Há uma coisa que me parece imprescindível nas crianças, que as torna efectivamente especiais, e que espero que algumas possam preservar (e agora aproxima-se a lamechice) - a poesia. Tudo o  que é visto pelos olhos de uma criança é novo, original, único. Vêem a beleza das coisas que para nós está escondida sob a opacidade da rotina. Nós vemos tudo cinzento, mas as crianças alegram-se com o azul do céu num dia de sol, com o verde pardacento do mar quando está nublado, com o púrpura laranja do pôr do sol, com os minúsculos malmequeres à beira da estrada, com aqueles insectos feiosos que não são bem joaninhas mas que eles acham que são. E isto, sim, isto é o tipo de coisas que abre os olhos de um adulto "duas vezes escravo, duas vezes proletário" e lhe traz o tipo de alegria que, enfim, nem a literatura consegue dar.

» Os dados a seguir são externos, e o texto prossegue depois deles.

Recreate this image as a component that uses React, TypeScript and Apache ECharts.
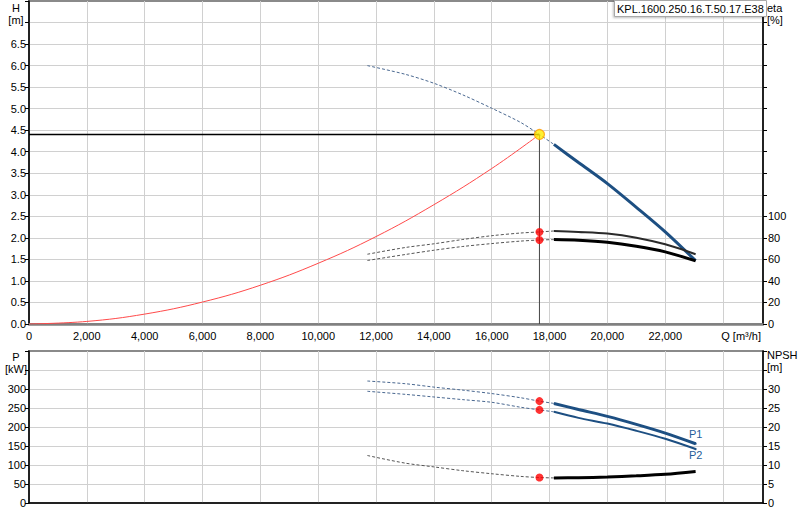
import { useEffect, useRef } from 'react';
import * as echarts from 'echarts';

// flow values where the curves are sampled [m³/h]
const qDashed = [11700, 13000, 14000, 15000, 16000, 17000, 17650, 18150];
const qSolid = [18150, 19000, 20000, 21000, 22000, 23050];

// head [m]
const hDashed = [6.0, 5.8, 5.59, 5.32, 5.01, 4.68, 4.4, 4.17];
const hSolid = [4.17, 3.75, 3.26, 2.71, 2.14, 1.47];

// efficiency [%]
const eta1Dashed = [64.8, 71, 74.5, 78.5, 82, 84.5, 85.5, 86.4];
const eta1Solid = [86.4, 85.5, 84, 80.2, 74, 64.8];
const eta2Dashed = [59, 64.5, 68.5, 72, 74.7, 77, 78, 78.4];
const eta2Solid = [78.4, 77.8, 75.9, 72.2, 67, 58.6];

// power [kW]
const p1Dashed = [321, 314, 305, 297, 288, 277, 268, 262];
const p1Solid = [262, 246, 228, 207, 184, 156];
const p2Dashed = [294, 286, 279, 272, 265, 252, 245, 240];
const p2Solid = [240, 224, 209, 190, 169, 142];

// NPSH [m]
const npshDashed = [12.5, 10.5, 9.5, 8.5, 7.7, 7.0, 6.7, 6.6];
const npshSolid = [6.6, 6.65, 6.85, 7.15, 7.55, 8.3];

// system curve
const qSystem = [0, 2000, 4000, 6000, 8000, 10000, 12000, 14000, 16000, 17650];
const hSystem = [0, 0.06, 0.23, 0.51, 0.9, 1.41, 2.03, 2.77, 3.61, 4.4];

// duty point
const dutyQ = 17650;
const dutyH = 4.4;
const dutyEta = [85.5, 78];
const dutyP = [268, 245];
const dutyNpsh = 6.7;

const pumpName = 'KPL.1600.250.16.T.50.17.E38';

const FONT = 'Liberation Sans, Arial, sans-serif';
const BLUE = '#1d4f82';
const LABEL_BLUE = '#1f5d9a';
const DASH_BLUE = '#4a6890';
const DASH_BLACK = '#555555';
const GRID = '#d0d0d0';

const zip = (xs: number[], ys: number[]) => xs.map((x, i) => [x, ys[i]]);

const dashed = (name: string, q: number[], v: number[], color: string, x: number, y: number) => ({
  name,
  type: 'line',
  xAxisIndex: x,
  yAxisIndex: y,
  data: zip(q, v),
  smooth: 0.3,
  symbol: 'none',
  lineStyle: { color, width: 1, type: [3, 2] },
  z: 3,
});

const solid = (name: string, q: number[], v: number[], color: string, width: number, x: number, y: number) => ({
  name,
  type: 'line',
  xAxisIndex: x,
  yAxisIndex: y,
  data: zip(q, v) as any[],
  smooth: 0.3,
  symbol: 'none',
  lineStyle: { color, width },
  z: 4,
});

// tag the last point of a curve with a text label
const endTag = (data: number[][], text: string, position: string, dy: number) =>
  data.map((d, i) =>
    i === data.length - 1
      ? {
          value: d,
          symbol: 'circle',
          symbolSize: 2,
          itemStyle: { color: BLUE },
          label: {
            show: true,
            position,
            distance: 3,
            offset: [0, dy],
            formatter: text,
            color: LABEL_BLUE,
            fontSize: 11,
            fontFamily: FONT,
          },
        }
      : d,
  );

const dot = (q: number, v: number, x: number, y: number) => ({
  type: 'scatter',
  xAxisIndex: x,
  yAxisIndex: y,
  data: [[q, v]],
  symbol: 'circle',
  symbolSize: 8,
  itemStyle: { color: '#ff0000' },
  z: 6,
});

const xAxisBase = {
  type: 'value',
  min: 0,
  max: 25380,
  interval: 2000,
  axisTick: { show: false },
  splitLine: { show: true, showMinLine: false, showMaxLine: false, lineStyle: { color: GRID, width: 1 } },
};

const yAxisBase = (min: number, max: number, interval: number, limit: number, decimals: number, right: boolean, grid: boolean) => ({
  type: 'value',
  min,
  max,
  interval,
  position: right ? 'right' : 'left',
  axisLine: { show: true, onZero: false, lineStyle: { color: '#000', width: 1.5 } },
  axisTick: { show: true, length: 4, lineStyle: { color: '#000' } },
  axisLabel: {
    margin: right ? 5 : 3,
    fontSize: 11,
    fontFamily: FONT,
    color: '#000',
    formatter: (v: number) => (v > limit + 1e-9 ? '' : v.toFixed(decimals)),
  },
  splitLine: {
    show: grid,
    showMinLine: false,
    showMaxLine: false,
    lineStyle: { color: GRID, width: 1 },
  },
});

export default function App() {
  const ref = useRef<HTMLDivElement>(null);

  useEffect(() => {
    if (!ref.current) return;
    const chart = echarts.init(ref.current, undefined, { renderer: 'svg' });

    const option = {
      animation: false,
      backgroundColor: '#fff',
      textStyle: { fontFamily: FONT },
      title: {
        text: pumpName,
        left: 614,
        top: 0,
        padding: [3, 3, 3, 3],
        backgroundColor: '#fff',
        borderColor: '#a8a8a8',
        borderWidth: 1,
        shadowColor: 'rgba(0,0,0,0.25)',
        shadowOffsetX: -1,
        shadowOffsetY: 1,
        shadowBlur: 2,
        textStyle: { fontSize: 11, fontWeight: 'normal', fontFamily: FONT, color: '#000' },
        z: 10,
      },
      graphic: [
        { type: 'text', x: 16, y: 2, style: { text: 'H\n[m]', textAlign: 'center', font: `11px ${FONT}`, fill: '#000', lineHeight: 12 } },
        { type: 'text', x: 767, y: 2, style: { text: 'eta\n[%]', textAlign: 'left', font: `11px ${FONT}`, fill: '#000', lineHeight: 12 } },
        { type: 'text', x: 16, y: 351, style: { text: 'P\n[kW]', textAlign: 'center', font: `11px ${FONT}`, fill: '#000', lineHeight: 12 } },
        { type: 'text', x: 767, y: 349, style: { text: 'NPSH\n[m]', textAlign: 'left', font: `11px ${FONT}`, fill: '#000', lineHeight: 12 } },
      ],
      grid: [
        { left: 29, right: 37, top: 1, height: 323, show: true, borderColor: '#8a8a8a', borderWidth: 2, backgroundColor: '#fff' },
        { left: 29, right: 37, top: 351, height: 152, show: true, borderColor: '#8a8a8a', borderWidth: 2, backgroundColor: '#fff' },
      ],
      xAxis: [
        {
          ...xAxisBase,
          gridIndex: 0,
          axisLine: { show: true, lineStyle: { color: '#808080', width: 2.5 } },
          axisLabel: {
            margin: 6,
            fontSize: 11,
            fontFamily: FONT,
            color: '#000',
            formatter: (v: number) => {
              if (v === 24000) return '{q|Q [m³/h]}';
              if (v % 2000 !== 0) return '';
              return v.toLocaleString('en-US');
            },
            rich: { q: { fontSize: 11, fontFamily: FONT, color: '#000', padding: [0, 0, 0, 36] } },
          },
        },
        {
          ...xAxisBase,
          gridIndex: 1,
          axisLine: { show: true, lineStyle: { color: '#000', width: 1.5 } },
          axisLabel: { show: false },
        },
      ],
      yAxis: [
        { ...yAxisBase(0, 7.5, 0.5, 6.5, 1, false, true), gridIndex: 0 },
        { ...yAxisBase(0, 300, 20, 100, 0, true, false), gridIndex: 0 },
        { ...yAxisBase(0, 400, 50, 300, 0, false, true), gridIndex: 1 },
        { ...yAxisBase(0, 40, 5, 30, 0, true, false), gridIndex: 1 },
      ],
      series: [
        // system curve
        {
          name: 'system',
          type: 'line',
          xAxisIndex: 0,
          yAxisIndex: 0,
          data: zip(qSystem, hSystem),
          smooth: 0.4,
          symbol: 'none',
          lineStyle: { color: '#ff4a4a', width: 1 },
          z: 2,
        },
        // duty lines
        {
          type: 'line',
          xAxisIndex: 0,
          yAxisIndex: 0,
          data: [[0, dutyH], [dutyQ, dutyH]],
          symbol: 'none',
          lineStyle: { color: '#000', width: 1.5 },
          z: 2,
        },
        {
          type: 'line',
          xAxisIndex: 0,
          yAxisIndex: 0,
          data: [[dutyQ, dutyH], [dutyQ, 0]],
          symbol: 'none',
          lineStyle: { color: '#444', width: 1 },
          z: 2,
        },
        dashed('H', qDashed, hDashed, DASH_BLUE, 0, 0),
        solid('H', qSolid, hSolid, BLUE, 3, 0, 0),
        dashed('eta1', qDashed, eta1Dashed, DASH_BLACK, 0, 1),
        solid('eta1', qSolid, eta1Solid, '#2a2a2a', 2, 0, 1),
        dashed('eta2', qDashed, eta2Dashed, DASH_BLACK, 0, 1),
        solid('eta2', qSolid, eta2Solid, '#000', 3, 0, 1),
        dot(dutyQ, dutyEta[0], 0, 1),
        dot(dutyQ, dutyEta[1], 0, 1),
        {
          type: 'scatter',
          xAxisIndex: 0,
          yAxisIndex: 0,
          data: [[dutyQ, dutyH]],
          symbol: 'circle',
          symbolSize: 10,
          itemStyle: { color: '#ffee00', borderColor: '#ff9a00', borderWidth: 1.2 },
          z: 7,
        },
        // power and NPSH
        dashed('P1', qDashed, p1Dashed, DASH_BLUE, 1, 2),
        {
          ...solid('P1', qSolid, p1Solid, BLUE, 3, 1, 2),
          data: endTag(zip(qSolid, p1Solid), 'P1', 'top', 0),
        },
        dashed('P2', qDashed, p2Dashed, DASH_BLUE, 1, 2),
        {
          ...solid('P2', qSolid, p2Solid, BLUE, 2, 1, 2),
          data: endTag(zip(qSolid, p2Solid), 'P2', 'bottom', -4),
        },
        dashed('NPSH', qDashed, npshDashed, DASH_BLACK, 1, 3),
        solid('NPSH', qSolid, npshSolid, '#000', 3, 1, 3),
        dot(dutyQ, dutyP[0], 1, 2),
        dot(dutyQ, dutyP[1], 1, 2),
        dot(dutyQ, dutyNpsh, 1, 3),
      ],
    };

    chart.setOption(option as any);
    return () => chart.dispose();
  }, []);

  return (
    <div
      ref={ref}
      style={{ position: 'fixed', left: 0, top: 0, width: 800, height: 520, background: '#fff' }}
    />
  );
}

Por isso, e para terminar também com literatura, "mas o melhor do mundo são as crianças".

2 comentários:

a.i. disse...

lagriminha.

Eu também agora dou valor às mães porque! :)

O teu último parágrafo, se o texto todo já não fosse maravilhoso, é que é poesia. é mesmo verdade (o que disseste sobre o trabalho, concordo, o meu problema não é ter filhos e trabalhar, que eu gostava era de não ter de trabalhar e ter filhos). a melhor coisa do meu dia é a altura em que o meu filho de 20 meses pega num qualquer objecto de casa que ele por acaso nunca tinha visto e abre muito a boca e os olhos de espanto, e fica ali entretido com aquilo a virar e revirar de pernas para o ar, como se fosse a oitava maravilha do mundo.

Rita F. disse...

Os bebés a experimentar e a descobrir o mundo são maravilhosos. E sim - que privilégio, podermos pelo menos passar a maior parte da infância dos nossos filhos só com eles. Mas o mundo lá fora é implacável.